Thursday, September 5, 2024

The Rhythm That Keeps Breaking

Life in Sync

The Rhythm That Keeps Breaking

Balance isn't something you find once and keep. It's something you negotiate, lose, and find again — usually on a Tuesday when you least expect it.

An open journal with a pen on cream linen in warm natural light

For a long time I thought balance was a fixed state you arrived at. Something you built carefully, like a house, and then lived in permanently. The organised mornings, the clear boundaries, the serene Sunday evenings that flowed seamlessly into productive Monday mornings. I had a very detailed picture of it. I just couldn't seem to get there.

What I eventually understood — slowly, and with some reluctance — is that balance doesn't work like a house. It works more like a rhythm. Something that shifts, breaks, reasserts itself, shifts again. You're not building a permanent structure. You're learning to keep returning to something.

What threw the rhythm off

Work, mostly. Not because the work was unreasonable, but because I let it expand into every available space without noticing. The evenings that were technically mine but spent half-thinking about tomorrow. The weekends that looked restful but felt like low-grade waiting. The way I'd answer a quick message at 9pm and find myself, inexplicably, still at the laptop at 11.

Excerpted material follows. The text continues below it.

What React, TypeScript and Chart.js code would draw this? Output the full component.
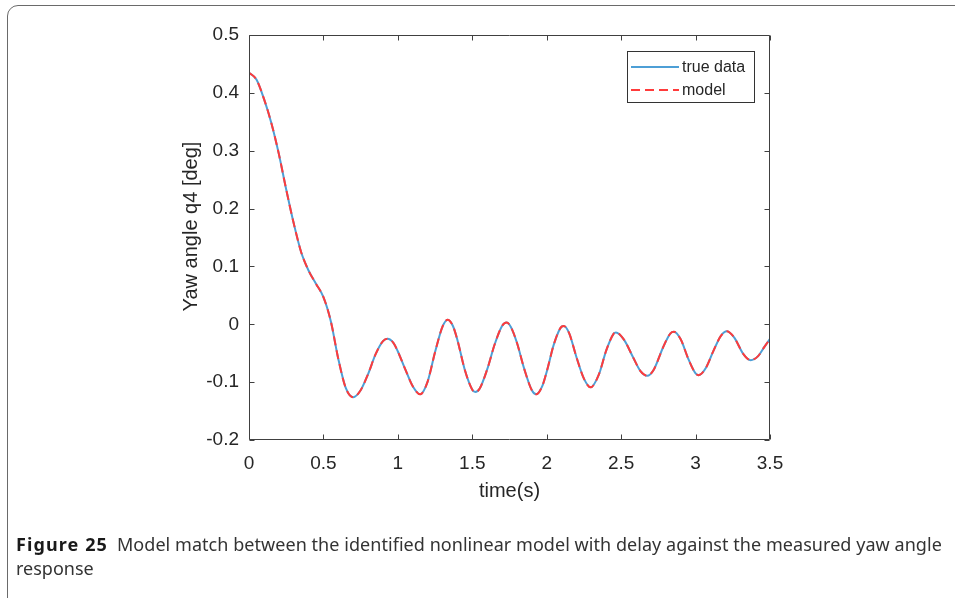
import React, { useEffect, useRef } from "react";
import { Chart, registerables } from "chart.js";

Chart.register(...registerables);

// time stamps (s)
const timeS = [
  0.0, 0.05, 0.1, 0.15, 0.2, 0.25, 0.3, 0.35, 0.4, 0.45, 0.5, 0.55, 0.6, 0.65, 0.7, 0.75, 0.8, 0.85, 0.9, 0.93,
  0.97, 1.0, 1.05, 1.1, 1.15, 1.2, 1.25, 1.3, 1.335, 1.37, 1.4, 1.45, 1.5, 1.52, 1.55, 1.6, 1.65, 1.7, 1.73,
  1.76, 1.8, 1.85, 1.9, 1.93, 1.97, 2.0, 2.05, 2.1, 2.115, 2.15, 2.2, 2.25, 2.295, 2.35, 2.4, 2.45, 2.465,
  2.52, 2.58, 2.63, 2.675, 2.72, 2.78, 2.83, 2.855, 2.9, 2.95, 3.0, 3.02, 3.07, 3.12, 3.17, 3.21, 3.26, 3.32,
  3.37, 3.42, 3.46, 3.5,
];

// measured yaw angle
const trueData = [
  0.435, 0.423, 0.39, 0.348, 0.295, 0.233, 0.175, 0.125, 0.093, 0.07, 0.047, 0.005, -0.06, -0.11, -0.126, -0.114,
  -0.086, -0.052, -0.029, -0.025, -0.032, -0.047, -0.078, -0.107, -0.121, -0.099, -0.048, -0.004, 0.008, -0.003, -0.027,
  -0.079, -0.113, -0.117, -0.111, -0.078, -0.035, -0.003, 0.003, -0.005, -0.032, -0.078, -0.114, -0.121, -0.107,
  -0.082, -0.033, -0.004, -0.003, -0.015, -0.057, -0.094, -0.109, -0.087, -0.045, -0.016, -0.014, -0.027, -0.057,
  -0.081, -0.089, -0.078, -0.041, -0.016, -0.013, -0.026, -0.059, -0.085, -0.088, -0.075, -0.046, -0.02, -0.012,
  -0.023, -0.051, -0.062, -0.055, -0.04, -0.025,
];

// identified nonlinear model with delay
const modelData = [
  0.435, 0.423, 0.39, 0.348, 0.295, 0.233, 0.175, 0.125, 0.093, 0.07, 0.047, 0.005, -0.06, -0.11, -0.126, -0.114,
  -0.086, -0.052, -0.029, -0.025, -0.032, -0.047, -0.078, -0.107, -0.121, -0.099, -0.048, -0.004, 0.008, -0.003, -0.027,
  -0.079, -0.113, -0.117, -0.111, -0.078, -0.035, -0.003, 0.003, -0.005, -0.032, -0.078, -0.114, -0.121, -0.107,
  -0.082, -0.033, -0.004, -0.003, -0.015, -0.057, -0.094, -0.109, -0.087, -0.045, -0.016, -0.014, -0.027, -0.057,
  -0.081, -0.089, -0.078, -0.041, -0.016, -0.013, -0.026, -0.059, -0.085, -0.088, -0.075, -0.046, -0.02, -0.012,
  -0.023, -0.051, -0.062, -0.055, -0.04, -0.025,
];

const xTicks = [0, 0.5, 1, 1.5, 2, 2.5, 3, 3.5];
const yTicks = [-0.2, -0.1, 0, 0.1, 0.2, 0.3, 0.4, 0.5];

const seriesLabels = ["true data", "model"];
const xTitle = "time(s)";
const yTitle = "Yaw angle q4 [deg]";

const AXIS_FONT = "'Liberation Sans', Arial, Helvetica, sans-serif";
const AXIS_COLOR = "#404040";
const TEXT_COLOR = "#262626";

const fmt = (v: number) => {
  const r = Math.round(v * 10) / 10;
  return r === 0 ? "0" : String(r);
};

const boxPlugin = {
  id: "matlabBox",
  afterDatasetsDraw(chart: any) {
    const { ctx, chartArea: a, scales } = chart;
    const xs = scales.x;
    const ys = scales.y;
    const L = Math.round(a.left) + 0.5;
    const R = Math.round(a.right) - 0.5;
    const T = Math.round(a.top) + 0.5;
    const B = Math.round(a.bottom) - 0.5;
    const tl = 5;
    ctx.save();
    ctx.strokeStyle = AXIS_COLOR;
    ctx.lineWidth = 1;
    ctx.beginPath();
    ctx.rect(L, T, R - L, B - T);
    xTicks.forEach((v) => {
      const px = Math.round(xs.getPixelForValue(v)) + 0.5;
      ctx.moveTo(px, B);
      ctx.lineTo(px, B - tl);
      ctx.moveTo(px, T);
      ctx.lineTo(px, T + tl);
    });
    yTicks.forEach((v) => {
      const py = Math.round(ys.getPixelForValue(v)) + 0.5;
      ctx.moveTo(L, py);
      ctx.lineTo(L + tl, py);
      ctx.moveTo(R, py);
      ctx.lineTo(R - tl, py);
    });
    ctx.stroke();

    // y-axis label (placed as in the reference, slightly above the axis centre)
    ctx.save();
    ctx.translate(ys.left + 12, (a.top + a.bottom) / 2 - 11);
    ctx.rotate(-Math.PI / 2);
    ctx.font = `20px ${AXIS_FONT}`;
    ctx.fillStyle = TEXT_COLOR;
    ctx.textAlign = "center";
    ctx.textBaseline = "middle";
    ctx.fillText(yTitle, 0, 0);
    ctx.restore();

    // legend (north-east, MATLAB style)
    const bx = 627.5;
    const by = 51.5;
    const bw = 127;
    const bh = 51;
    ctx.fillStyle = "#ffffff";
    ctx.fillRect(bx, by, bw, bh);
    ctx.strokeStyle = "#333333";
    ctx.strokeRect(bx, by, bw, bh);
    const rows = [67, 90];
    const ds = chart.data.datasets;
    ctx.font = `16px ${AXIS_FONT}`;
    ctx.textBaseline = "middle";
    ctx.textAlign = "left";
    rows.forEach((ry, i) => {
      const d = ds[i];
      ctx.save();
      ctx.strokeStyle = d.borderColor;
      ctx.lineWidth = d.borderWidth;
      ctx.setLineDash(d.borderDash || []);
      ctx.beginPath();
      ctx.moveTo(631, ry);
      ctx.lineTo(679, ry);
      ctx.stroke();
      ctx.restore();
      ctx.fillStyle = TEXT_COLOR;
      ctx.fillText(d.label, 682, ry + 0.5);
    });
    ctx.restore();
  },
};

export default function App() {
  const canvasRef = useRef<HTMLCanvasElement | null>(null);

  useEffect(() => {
    if (!canvasRef.current) return;
    const chart = new Chart(canvasRef.current, {
      type: "line",
      data: {
        datasets: [
          {
            label: seriesLabels[0],
            data: timeS.map((t, i) => ({ x: t, y: trueData[i] })),
            borderColor: "#4d9fd6",
            borderWidth: 2,
            pointRadius: 0,
            fill: false,
            cubicInterpolationMode: "monotone",
            order: 1,
          },
          {
            label: seriesLabels[1],
            data: timeS.map((t, i) => ({ x: t, y: modelData[i] })),
            borderColor: "#ff3b3b",
            borderWidth: 2,
            borderDash: [9, 5],
            pointRadius: 0,
            fill: false,
            cubicInterpolationMode: "monotone",
            order: 0,
          },
        ],
      },
      options: {
        responsive: false,
        animation: false,
        devicePixelRatio: 1,
        layout: { padding: { left: 179, right: 185, top: 35, bottom: 95 } },
        plugins: { legend: { display: false }, tooltip: { enabled: false } },
        scales: {
          x: {
            type: "linear",
            min: 0,
            max: 3.5,
            grid: { display: false, drawTicks: false },
            border: { display: false },
            afterBuildTicks: (s: any) => {
              s.ticks = xTicks.map((v) => ({ value: v }));
            },
            afterFit: (s: any) => {
              s.height = 63;
            },
            ticks: {
              font: { family: AXIS_FONT, size: 19 },
              color: TEXT_COLOR,
              padding: 12,
              maxRotation: 0,
              autoSkip: false,
              callback: (v: any) => String(v),
            },
            title: {
              display: true,
              text: xTitle,
              font: { family: AXIS_FONT, size: 20 },
              color: TEXT_COLOR,
              padding: { top: 0, bottom: 0 },
            },
          },
          y: {
            type: "linear",
            min: -0.2,
            max: 0.5,
            grid: { display: false, drawTicks: false },
            border: { display: false },
            afterBuildTicks: (s: any) => {
              s.ticks = yTicks.map((v) => ({ value: v }));
            },
            afterFit: (s: any) => {
              s.width = 70;
            },
            ticks: {
              font: { family: AXIS_FONT, size: 19 },
              color: TEXT_COLOR,
              padding: 10,
              autoSkip: false,
              callback: (v: any) => fmt(Number(v)),
            },
            title: { display: false },
          },
        },
      },
      plugins: [boxPlugin],
    } as any);
    return () => chart.destroy();
  }, []);

  return (
    <div
      style={{
        position: "fixed",
        left: 0,
        top: 0,
        width: 955,
        height: 598,
        overflow: "hidden",
        background: "#ffffff",
      }}
    >
      <canvas ref={canvasRef} width={955} height={598} style={{ position: "absolute", left: 0, top: 0 }} />
      <div
        style={{
          position: "absolute",
          left: 7,
          top: 5,
          width: 980,
          height: 620,
          border: "1.5px solid #6a6a6a",
          borderRadius: 11,
          boxSizing: "border-box",
          pointerEvents: "none",
        }}
      />
      <div
        style={{
          position: "absolute",
          left: 16,
          top: 532,
          fontFamily: "'Noto Sans', 'Open Sans', sans-serif",
          fontSize: 18,
          lineHeight: "24px",
          color: "#333333",
          whiteSpace: "nowrap",
        }}
      >
        <div style={{ letterSpacing: "0.05px" }}>
          <span style={{ fontWeight: 700, color: "#1a1a1a", marginRight: 9, letterSpacing: "1.1px" }}>Figure 25</span>
          Model match between the identified nonlinear model with delay against the measured yaw angle
        </div>
        <div>response</div>
      </div>
    </div>
  );
}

None of it was forced on me. That was the uncomfortable part. The expansion was quiet and self-inflicted, driven by some combination of habit, anxiety, and a genuine belief that staying on top of things required being available to them constantly.

It doesn't. I know that now. But knowing it and having it change your behaviour are two different things.

The experiments that helped

I started small, because small was what I could actually sustain. A rule that the laptop closed at a certain time, not because I'd finished everything — I never finish everything — but because the working day was over regardless. It felt arbitrary at first. Then it felt like a relief. Then it became so habitual I barely noticed doing it.

I also started paying more attention to what actually restored me versus what I thought should restore me. Scrolling didn't restore me. I did it anyway, but it didn't help. Reading did. So did cooking something properly, or a walk that had no destination and no podcast. The specific activities mattered less than whether they required my full attention for something that wasn't work.

The week as a unit

What shifted most was thinking in weeks rather than days. Some days are going to be heavy. Some are going to be lighter. Holding them all to the same standard — expecting every single day to feel balanced — was creating a constant low-level sense of failure that had nothing to do with how the week was actually going.

A week where Monday and Tuesday were intense but Thursday felt genuinely spacious was a good week. That's a different accounting, and a more honest one.

What the rhythm feels like now

Imperfect. Regularly disrupted. Occasionally completely lost and requiring reconstruction from scratch. But recognisably mine, in a way it didn't used to be. Built around what actually works for this particular life rather than an ideal version of one.

The returns matter more than the departures. Every time the rhythm breaks — and it will — the question is just how quickly you can find your way back to it.

What does your rhythm look like — and what's the thing that most reliably throws it off? I'm always curious whether other people's patterns look anything like mine.